#### [Material for the task]
◇ ◇ ◇ ◇

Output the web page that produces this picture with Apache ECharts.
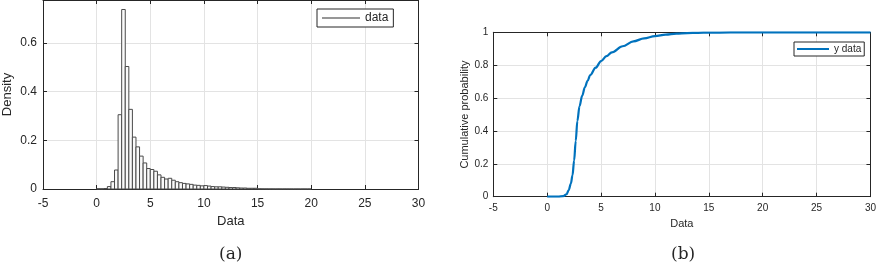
<!DOCTYPE html>
<html>
<head>
<meta charset="utf-8">
<script src="https://cdn.jsdelivr.net/npm/echarts@6/dist/echarts.min.js"></script>
<style>
  html, body { margin: 0; padding: 0; background: #fff; }
  #chart { width: 879px; height: 266px; }
</style>
</head>
<body>
<div id="chart"></div>
<script>
// histogram (a): bins of width 1/3 starting at 0, density per bin
var binStart = 0;
var binWidth = 1 / 3;
var density = [
  0.001, 0.001, 0.002, 0.010, 0.030, 0.078, 0.305, 0.737, 0.503, 0.327,
  0.213, 0.173, 0.135, 0.107, 0.084, 0.080, 0.073, 0.058, 0.048, 0.041,
  0.044, 0.036, 0.030, 0.026, 0.023, 0.021, 0.019, 0.016, 0.015, 0.013,
  0.014, 0.012, 0.010, 0.009, 0.009, 0.008, 0.007, 0.006, 0.006, 0.005,
  0.004, 0.004, 0.003, 0.003, 0.003, 0.0008, 0.0006, 0.0005, 0.0004, 0.0003,
  0.0003, 0.0002, 0.0002, 0.0002, 0.0001, 0.0001, 0.0001, 0.0001, 0.0001, 0.0001
];

// cumulative curve (b)
var cdfX = [0, 1, 1.5, 1.8, 2.0, 2.2, 2.35, 2.5, 2.65, 2.8, 3.0, 3.25, 3.5, 3.75, 4.0,
  4.5, 5.0, 5.5, 6.0, 7.0, 8.0, 9.0, 10.0, 11.0, 12.0, 13.0, 14.0, 15.0, 17.0, 20.0, 25.0, 30.0];
var cdfY = [0, 0, 0.004, 0.015, 0.04, 0.08, 0.13, 0.22, 0.34, 0.46, 0.55, 0.615, 0.665, 0.705, 0.74,
  0.785, 0.825, 0.855, 0.878, 0.915, 0.945, 0.963, 0.977, 0.986, 0.992, 0.995, 0.997, 0.998, 0.999, 1, 1, 1];

var xTicks = [-5, 0, 5, 10, 15, 20, 25, 30];

var FONT = "'Liberation Sans', Arial, sans-serif";
var AXIS = "#262626";
var GRIDC = "#e3e3e3";

var histData = density.map(function (d, i) {
  return [binStart + i * binWidth, binStart + (i + 1) * binWidth, d];
});
var cdfData = cdfX.map(function (x, i) { return [x, cdfY[i]]; });

var myChart = echarts.init(document.getElementById("chart"));

function mainX(gridIndex, fs, margin, gap, nameFs) {
  return {
    type: "value", gridIndex: gridIndex, position: "bottom",
    min: xTicks[0], max: xTicks[xTicks.length - 1], interval: 5,
    name: "Data", nameLocation: "middle", nameGap: gap,
    nameTextStyle: { color: AXIS, fontSize: nameFs, fontFamily: FONT },
    axisLine: { show: true, onZero: false, lineStyle: { color: AXIS, width: 1 } },
    axisTick: { show: true, inside: true, length: 4, lineStyle: { color: AXIS } },
    axisLabel: { color: AXIS, fontSize: fs, fontFamily: FONT, margin: margin },
    splitLine: { show: true, lineStyle: { color: GRIDC, width: 1 } }
  };
}
function boxX(gridIndex) {
  return {
    type: "value", gridIndex: gridIndex, position: "top",
    min: xTicks[0], max: xTicks[xTicks.length - 1], interval: 5,
    axisLine: { show: true, onZero: false, lineStyle: { color: AXIS, width: 1 } },
    axisTick: { show: true, inside: true, length: 4, lineStyle: { color: AXIS } },
    axisLabel: { show: false }, splitLine: { show: false }
  };
}
function boxY(gridIndex, max) {
  return {
    type: "value", gridIndex: gridIndex, position: "right",
    min: 0, max: max, interval: 0.2,
    axisLine: { show: true, onZero: false, lineStyle: { color: AXIS, width: 1 } },
    axisTick: { show: true, inside: true, length: 4, lineStyle: { color: AXIS } },
    axisLabel: { show: false }, splitLine: { show: false }
  };
}

var option = {
  animation: false,
  backgroundColor: "#fff",
  grid: [
    { left: 41.7, top: -1, width: 376.8, height: 190 },
    { left: 493.3, top: 32.3, width: 378.4, height: 164.4 }
  ],
  xAxis: [mainX(0, 12, 9, 26, 13), boxX(0), mainX(1, 10, 7, 22, 11), boxX(1)],
  yAxis: [
    {
      type: "value", gridIndex: 0, position: "left", min: 0, max: 0.776, interval: 0.2,
      name: "Density", nameLocation: "middle", nameGap: 29,
      nameTextStyle: { color: AXIS, fontSize: 13, fontFamily: FONT },
      axisLine: { show: true, onZero: false, lineStyle: { color: AXIS, width: 1 } },
      axisTick: { show: true, inside: true, length: 4, lineStyle: { color: AXIS } },
      axisLabel: { color: AXIS, fontSize: 12, fontFamily: FONT, margin: 6, showMaxLabel: false },
      splitLine: { show: true, lineStyle: { color: GRIDC, width: 1 } }
    },
    boxY(0, 0.776),
    {
      type: "value", gridIndex: 1, position: "left", min: 0, max: 1, interval: 0.2,
      name: "Cumulative probability", nameLocation: "middle", nameGap: 23,
      nameTextStyle: { color: AXIS, fontSize: 11, fontFamily: FONT },
      axisLine: { show: true, onZero: false, lineStyle: { color: AXIS, width: 1 } },
      axisTick: { show: true, inside: true, length: 4, lineStyle: { color: AXIS } },
      axisLabel: { color: AXIS, fontSize: 10, fontFamily: FONT, margin: 5 },
      splitLine: { show: true, lineStyle: { color: GRIDC, width: 1 } }
    },
    boxY(1, 1)
  ],
  legend: [
    {
      data: [{ name: "data", icon: "rect", itemStyle: { color: "#303030" } }],
      left: 317, top: 9, orient: "vertical",
      itemWidth: 38, itemHeight: 1,
      padding: [3, 5, 3, 5],
      backgroundColor: "#fff", borderColor: AXIS, borderWidth: 1, borderRadius: 0,
      textStyle: { color: AXIS, fontSize: 12, fontFamily: FONT }
    },
    {
      data: [{ name: "y data", icon: "rect", itemStyle: { color: "#0072BD" } }],
      left: 794, top: 42, orient: "vertical",
      itemWidth: 32, itemHeight: 2,
      padding: [2, 3, 2, 3],
      backgroundColor: "#fff", borderColor: AXIS, borderWidth: 1, borderRadius: 0,
      textStyle: { color: AXIS, fontSize: 10, fontFamily: FONT }
    }
  ],
  graphic: [
    { type: "text", left: 219, top: 246,
      style: { text: "(a)", fill: AXIS, font: "17px 'DejaVu Serif', serif" } },
    { type: "text", left: 671, top: 246,
      style: { text: "(b)", fill: AXIS, font: "17px 'DejaVu Serif', serif" } }
  ],
  series: [
    {
      name: "data", type: "custom", xAxisIndex: 0, yAxisIndex: 0,
      data: histData,
      encode: { x: [0, 1], y: 2 },
      renderItem: function (params, api) {
        var p0 = api.coord([api.value(0), api.value(2)]);
        var p1 = api.coord([api.value(1), 0]);
        return {
          type: "rect",
          shape: { x: p0[0], y: p0[1], width: p1[0] - p0[0], height: p1[1] - p0[1] },
          style: { fill: "#fafafa", stroke: "#4a4a4a", lineWidth: 1 }
        };
      }
    },
    {
      name: "y data", type: "line", xAxisIndex: 2, yAxisIndex: 2,
      data: cdfData, showSymbol: false,
      smooth: 0.35, smoothMonotone: "x",
      lineStyle: { color: "#0072BD", width: 2.2 },
      itemStyle: { color: "#0072BD" }
    }
  ]
};

myChart.setOption(option);
window.addEventListener("resize", function () {
  myChart.resize();
});
</script>
</body>
</html>
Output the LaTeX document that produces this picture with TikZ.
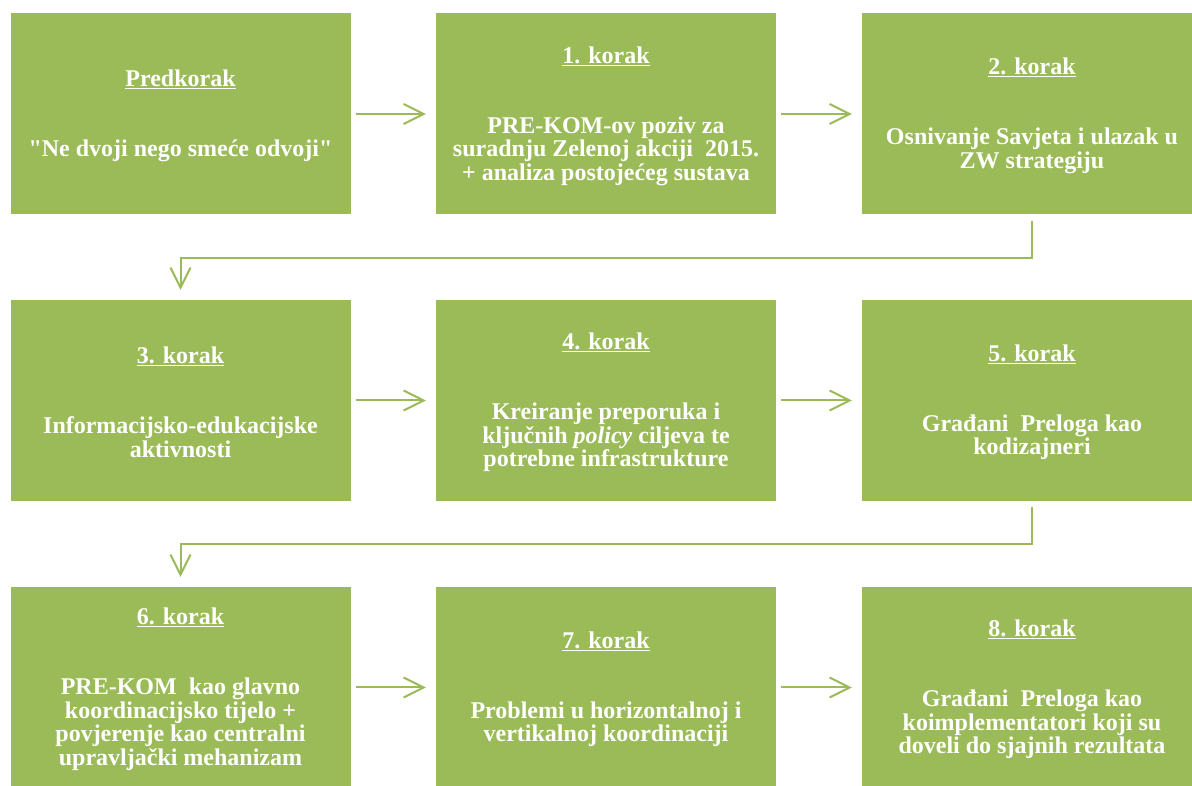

◇ ◇ ◇ ◇

#### [Task details]
Where a line above holds the string "Output", show that line.

#### [Response to this exercise]
Output the web page that produces this picture with Apache ECharts.
Output the LaTeX document that produces this picture with TikZ.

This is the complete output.